Clustering in dynamical dark energy: observational constraints from DESI, CMB, and supernovae

TL;DR

This study uses recent cosmological data to analyze dark energy clustering, constraining its properties and behavior, and finds a mild preference for dynamical dark energy without significant clustering evidence.

Contribution

It compares two frameworks for dark energy perturbations and provides new constraints on the effective sound speed using DESI, Planck, and supernova data.

Findings

Dark energy perturbation remains unconstrained in some models

Small sound speed favored in EFT framework

Dynamical dark energy shows a 3.4 sigma deviation from Lambda CDM

Abstract

We investigate the clustering properties of dynamical dark energy using the latest cosmological observations. We describe the dark energy perturbation within two complementary frameworks, namely the Parameterized Post-Friedmann (PPF) approach and the Effective Field Theory (EFT) of dark energy.
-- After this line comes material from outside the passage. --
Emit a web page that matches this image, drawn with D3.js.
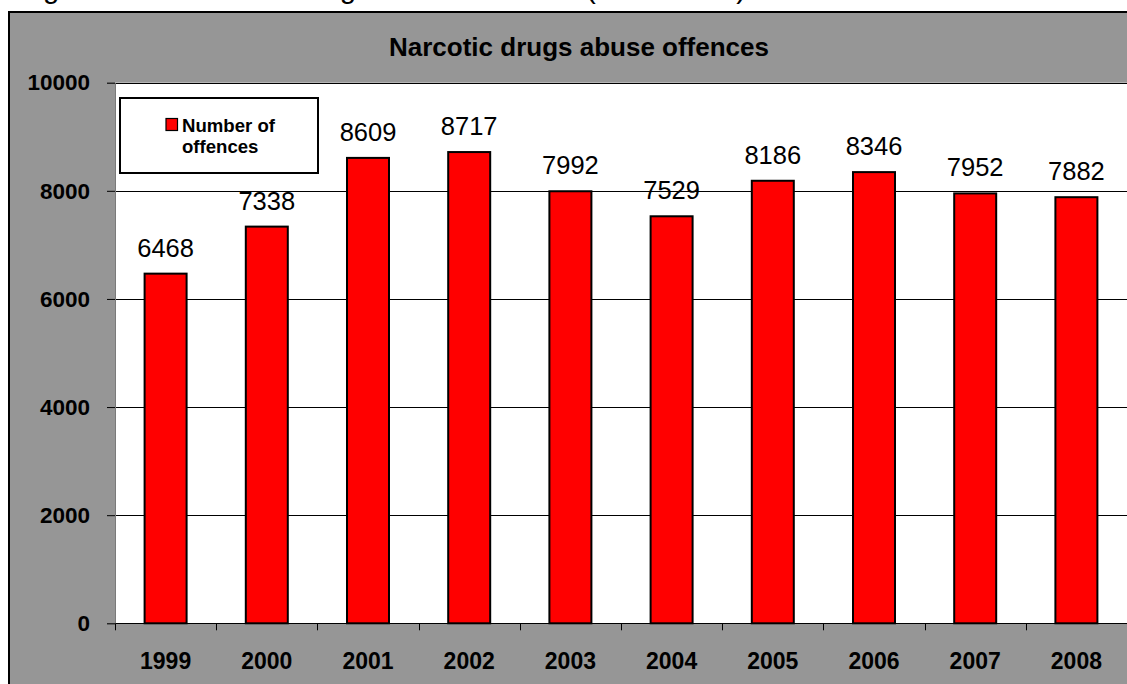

Using DESI DR2 baryon acoustic oscillations together with Planck 2018 CMB data and the Union3 supernova sample, we constrain the effective sound speed of dark energy in both the $w$CDM and $w_0w_a$CDM backgrounds. Within the PPF description, the sound speed remains unconstrained for $w$CDM, while for the $w_0w_a$CDM case we obtain $\log_{10} c_s^2 = -3.00^{+2.9}_{-0.99}$. Additionally, in the EFT framework, both models favor a small sound speed, with a mean value $c_s^2 \simeq 0.3$--$0.4$ but with significant uncertainties. For dynamical dark energy, the reconstructed equation of state clearly exhibits a quintom-B behavior, and its deviation from $\Lambda$CDM reaches $3.42\sigma$, rising to $3.63\sigma$ when PPF perturbations are included and reducing to $3.19\sigma$ in the EFT case. Finally, model comparison using information criteria shows that the $w_0w_a$CDM model with a smooth, non-clustering dark energy component ($c_s^2 = 1$) is preferred by AIC, whereas BIC favors $\Lambda$CDM. In summary, current data indicate a mild preference for dynamical dark energy but no evidence for significant clustering, which implies the need for future high-precision observations to probe the perturbative behavior more definitively.